Begin Provided information

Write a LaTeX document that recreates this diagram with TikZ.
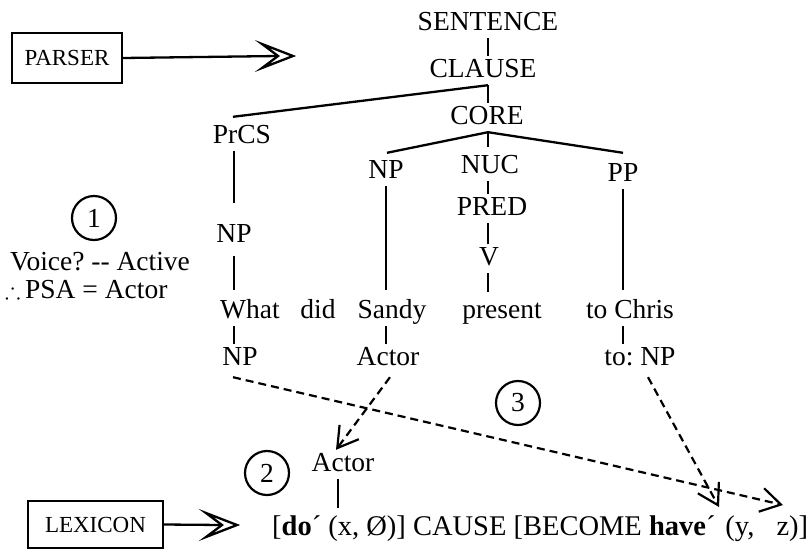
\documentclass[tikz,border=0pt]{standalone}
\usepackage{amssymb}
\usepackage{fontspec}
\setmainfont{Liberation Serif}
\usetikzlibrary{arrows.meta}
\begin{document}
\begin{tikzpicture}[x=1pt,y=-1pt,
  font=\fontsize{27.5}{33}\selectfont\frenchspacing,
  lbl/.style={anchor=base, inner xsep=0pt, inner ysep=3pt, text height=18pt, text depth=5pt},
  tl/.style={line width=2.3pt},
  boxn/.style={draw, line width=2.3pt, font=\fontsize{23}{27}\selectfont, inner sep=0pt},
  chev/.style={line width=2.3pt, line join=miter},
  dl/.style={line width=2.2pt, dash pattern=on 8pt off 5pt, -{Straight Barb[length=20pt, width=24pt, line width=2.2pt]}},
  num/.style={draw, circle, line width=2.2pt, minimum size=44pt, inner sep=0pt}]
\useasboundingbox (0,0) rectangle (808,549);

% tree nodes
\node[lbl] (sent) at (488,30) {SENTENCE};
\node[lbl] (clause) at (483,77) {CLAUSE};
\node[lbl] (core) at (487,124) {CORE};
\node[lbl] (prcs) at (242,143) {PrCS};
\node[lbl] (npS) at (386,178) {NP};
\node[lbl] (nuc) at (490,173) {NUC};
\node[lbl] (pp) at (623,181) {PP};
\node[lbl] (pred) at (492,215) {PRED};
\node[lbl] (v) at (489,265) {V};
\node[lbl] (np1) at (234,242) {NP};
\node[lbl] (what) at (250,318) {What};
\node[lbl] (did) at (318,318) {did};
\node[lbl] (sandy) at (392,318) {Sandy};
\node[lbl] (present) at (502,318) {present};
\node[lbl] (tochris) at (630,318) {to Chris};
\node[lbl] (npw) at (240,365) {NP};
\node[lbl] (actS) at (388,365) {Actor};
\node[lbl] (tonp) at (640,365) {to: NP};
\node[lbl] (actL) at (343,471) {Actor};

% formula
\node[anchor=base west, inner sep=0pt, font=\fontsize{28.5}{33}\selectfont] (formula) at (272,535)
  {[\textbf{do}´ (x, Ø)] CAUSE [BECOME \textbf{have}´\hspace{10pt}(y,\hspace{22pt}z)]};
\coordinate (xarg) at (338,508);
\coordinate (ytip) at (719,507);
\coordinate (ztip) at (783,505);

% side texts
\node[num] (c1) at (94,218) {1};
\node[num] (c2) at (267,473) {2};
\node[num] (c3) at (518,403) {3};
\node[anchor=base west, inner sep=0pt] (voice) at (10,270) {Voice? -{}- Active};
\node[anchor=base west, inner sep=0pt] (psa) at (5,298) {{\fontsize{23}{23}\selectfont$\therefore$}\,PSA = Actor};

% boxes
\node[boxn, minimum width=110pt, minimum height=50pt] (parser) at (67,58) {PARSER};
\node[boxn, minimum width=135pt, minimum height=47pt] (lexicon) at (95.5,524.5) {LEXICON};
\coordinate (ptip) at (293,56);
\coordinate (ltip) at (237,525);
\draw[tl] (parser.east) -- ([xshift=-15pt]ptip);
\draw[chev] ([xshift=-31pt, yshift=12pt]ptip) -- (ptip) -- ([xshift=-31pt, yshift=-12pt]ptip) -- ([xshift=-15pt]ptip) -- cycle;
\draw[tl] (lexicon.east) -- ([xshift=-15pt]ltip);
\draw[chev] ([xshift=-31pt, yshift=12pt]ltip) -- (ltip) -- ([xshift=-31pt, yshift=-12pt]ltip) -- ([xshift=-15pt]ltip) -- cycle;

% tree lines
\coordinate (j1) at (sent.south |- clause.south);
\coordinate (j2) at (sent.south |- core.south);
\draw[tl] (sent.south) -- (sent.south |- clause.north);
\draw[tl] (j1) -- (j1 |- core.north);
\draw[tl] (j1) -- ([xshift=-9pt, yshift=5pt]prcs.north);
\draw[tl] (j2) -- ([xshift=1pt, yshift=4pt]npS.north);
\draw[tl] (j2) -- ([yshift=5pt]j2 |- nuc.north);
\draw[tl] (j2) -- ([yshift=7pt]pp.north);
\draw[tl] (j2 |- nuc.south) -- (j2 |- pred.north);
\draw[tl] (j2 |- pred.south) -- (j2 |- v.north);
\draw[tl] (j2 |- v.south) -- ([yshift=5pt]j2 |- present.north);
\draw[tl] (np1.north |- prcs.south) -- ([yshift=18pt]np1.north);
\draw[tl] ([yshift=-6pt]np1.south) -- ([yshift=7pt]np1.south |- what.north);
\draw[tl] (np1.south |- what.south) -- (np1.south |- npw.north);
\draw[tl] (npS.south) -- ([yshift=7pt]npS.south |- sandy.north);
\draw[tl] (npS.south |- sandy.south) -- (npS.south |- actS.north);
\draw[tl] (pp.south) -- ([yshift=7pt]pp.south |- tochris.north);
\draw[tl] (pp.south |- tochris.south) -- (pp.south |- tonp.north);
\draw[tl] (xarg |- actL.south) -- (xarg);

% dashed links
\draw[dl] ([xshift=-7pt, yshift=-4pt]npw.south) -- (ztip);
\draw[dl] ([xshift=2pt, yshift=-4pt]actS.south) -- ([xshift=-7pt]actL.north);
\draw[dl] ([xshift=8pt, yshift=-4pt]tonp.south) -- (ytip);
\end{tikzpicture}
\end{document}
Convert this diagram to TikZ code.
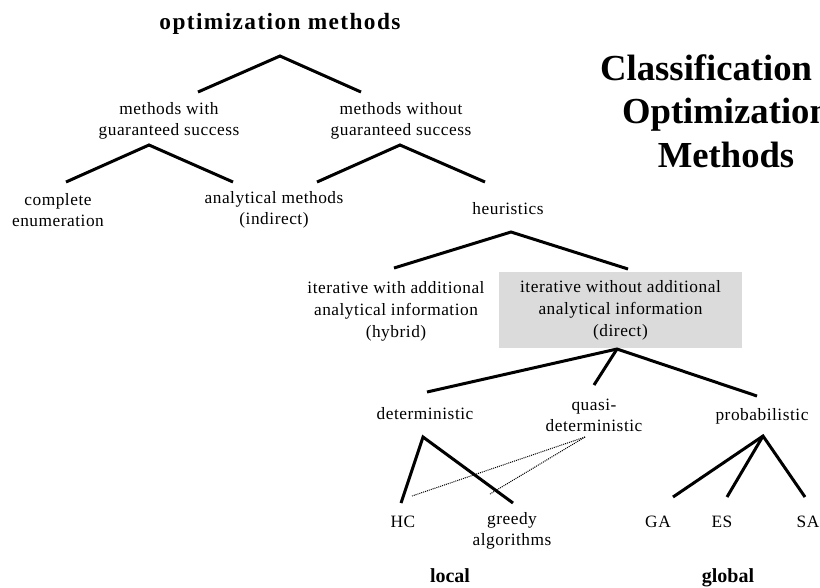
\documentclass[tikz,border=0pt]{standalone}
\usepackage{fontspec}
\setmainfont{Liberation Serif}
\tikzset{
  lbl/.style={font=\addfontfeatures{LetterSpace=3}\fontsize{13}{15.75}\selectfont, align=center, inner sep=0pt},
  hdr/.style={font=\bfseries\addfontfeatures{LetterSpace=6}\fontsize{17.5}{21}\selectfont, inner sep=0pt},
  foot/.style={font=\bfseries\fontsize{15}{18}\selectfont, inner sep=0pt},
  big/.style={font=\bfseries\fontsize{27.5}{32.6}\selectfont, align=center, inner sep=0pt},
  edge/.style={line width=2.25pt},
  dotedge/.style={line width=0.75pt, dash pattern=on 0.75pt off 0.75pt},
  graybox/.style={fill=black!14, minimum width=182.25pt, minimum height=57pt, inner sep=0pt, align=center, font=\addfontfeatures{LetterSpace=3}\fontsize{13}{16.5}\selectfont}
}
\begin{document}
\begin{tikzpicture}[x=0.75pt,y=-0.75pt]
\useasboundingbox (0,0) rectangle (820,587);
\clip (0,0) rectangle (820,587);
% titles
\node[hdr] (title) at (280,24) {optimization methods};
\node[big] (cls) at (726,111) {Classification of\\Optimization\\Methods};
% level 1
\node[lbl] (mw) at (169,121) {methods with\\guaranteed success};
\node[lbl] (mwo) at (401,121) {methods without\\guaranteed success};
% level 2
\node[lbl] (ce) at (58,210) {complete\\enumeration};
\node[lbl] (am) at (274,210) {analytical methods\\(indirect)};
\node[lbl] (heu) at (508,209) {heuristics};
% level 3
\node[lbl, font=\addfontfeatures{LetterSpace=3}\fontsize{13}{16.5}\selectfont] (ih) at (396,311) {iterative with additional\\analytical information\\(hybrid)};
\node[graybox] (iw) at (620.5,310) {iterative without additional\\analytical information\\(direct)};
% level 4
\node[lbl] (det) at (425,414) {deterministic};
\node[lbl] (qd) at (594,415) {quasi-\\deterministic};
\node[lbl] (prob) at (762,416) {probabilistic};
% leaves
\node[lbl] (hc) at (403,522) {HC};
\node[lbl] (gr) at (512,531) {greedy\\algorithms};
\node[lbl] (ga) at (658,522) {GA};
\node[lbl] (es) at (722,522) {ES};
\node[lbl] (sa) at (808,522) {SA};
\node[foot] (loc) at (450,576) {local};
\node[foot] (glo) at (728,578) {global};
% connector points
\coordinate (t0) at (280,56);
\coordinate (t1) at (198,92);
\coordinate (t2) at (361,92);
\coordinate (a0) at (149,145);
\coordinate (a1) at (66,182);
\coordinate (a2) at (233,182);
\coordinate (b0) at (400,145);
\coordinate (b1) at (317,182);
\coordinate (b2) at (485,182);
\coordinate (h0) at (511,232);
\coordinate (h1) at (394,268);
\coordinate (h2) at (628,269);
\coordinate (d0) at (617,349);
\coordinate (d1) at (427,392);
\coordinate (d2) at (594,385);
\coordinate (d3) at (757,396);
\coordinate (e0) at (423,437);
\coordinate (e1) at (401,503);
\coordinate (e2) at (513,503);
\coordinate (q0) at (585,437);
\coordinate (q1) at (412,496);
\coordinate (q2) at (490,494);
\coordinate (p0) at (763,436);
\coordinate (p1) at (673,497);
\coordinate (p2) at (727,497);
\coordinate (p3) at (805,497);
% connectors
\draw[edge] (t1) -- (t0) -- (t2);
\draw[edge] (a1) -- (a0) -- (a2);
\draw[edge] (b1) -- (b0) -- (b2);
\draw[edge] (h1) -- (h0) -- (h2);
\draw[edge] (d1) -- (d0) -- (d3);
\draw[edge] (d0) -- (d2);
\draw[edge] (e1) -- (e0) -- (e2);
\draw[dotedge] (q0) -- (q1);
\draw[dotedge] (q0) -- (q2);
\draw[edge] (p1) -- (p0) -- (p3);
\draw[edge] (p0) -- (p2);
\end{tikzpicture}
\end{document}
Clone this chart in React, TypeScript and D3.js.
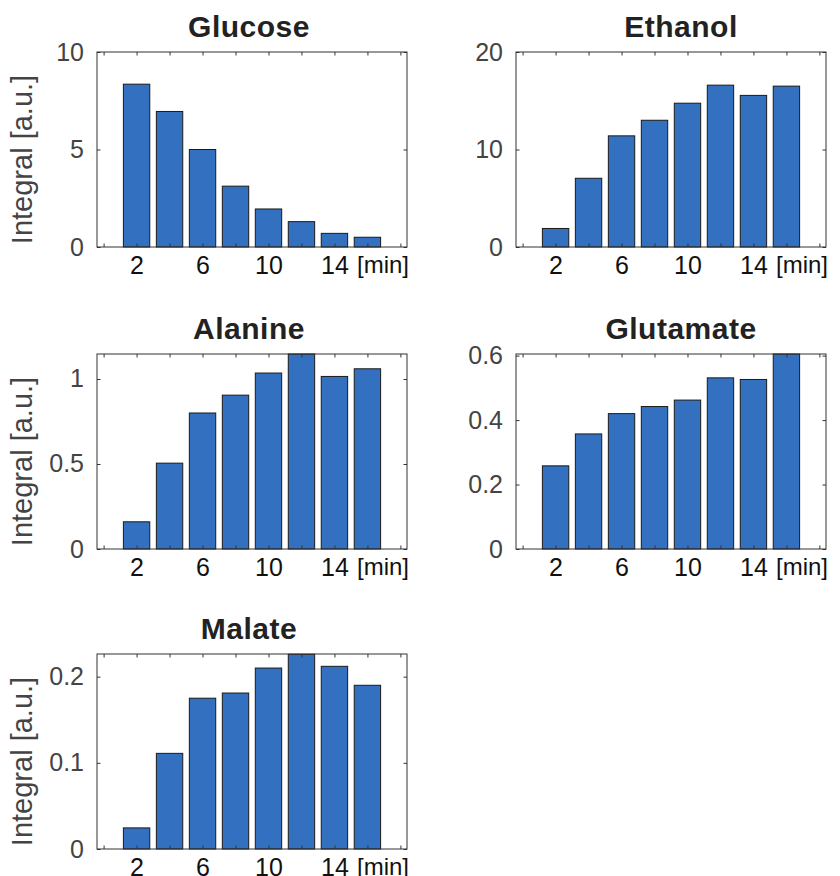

End Provided information

● Exercise details
Copy only the part of the records that runs from the first line to the line with "(0,0) rectangle (808,549);", ends included, leaving pictures out.

● Solved problem
Write a LaTeX document that recreates this diagram with TikZ.
\documentclass[tikz,border=0pt]{standalone}
\usepackage{amssymb}
\usepackage{fontspec}
\setmainfont{Liberation Serif}
\usetikzlibrary{arrows.meta}
\begin{document}
\begin{tikzpicture}[x=1pt,y=-1pt,
  font=\fontsize{27.5}{33}\selectfont\frenchspacing,
  lbl/.style={anchor=base, inner xsep=0pt, inner ysep=3pt, text height=18pt, text depth=5pt},
  tl/.style={line width=2.3pt},
  boxn/.style={draw, line width=2.3pt, font=\fontsize{23}{27}\selectfont, inner sep=0pt},
  chev/.style={line width=2.3pt, line join=miter},
  dl/.style={line width=2.2pt, dash pattern=on 8pt off 5pt, -{Straight Barb[length=20pt, width=24pt, line width=2.2pt]}},
  num/.style={draw, circle, line width=2.2pt, minimum size=44pt, inner sep=0pt}]
\useasboundingbox (0,0) rectangle (808,549);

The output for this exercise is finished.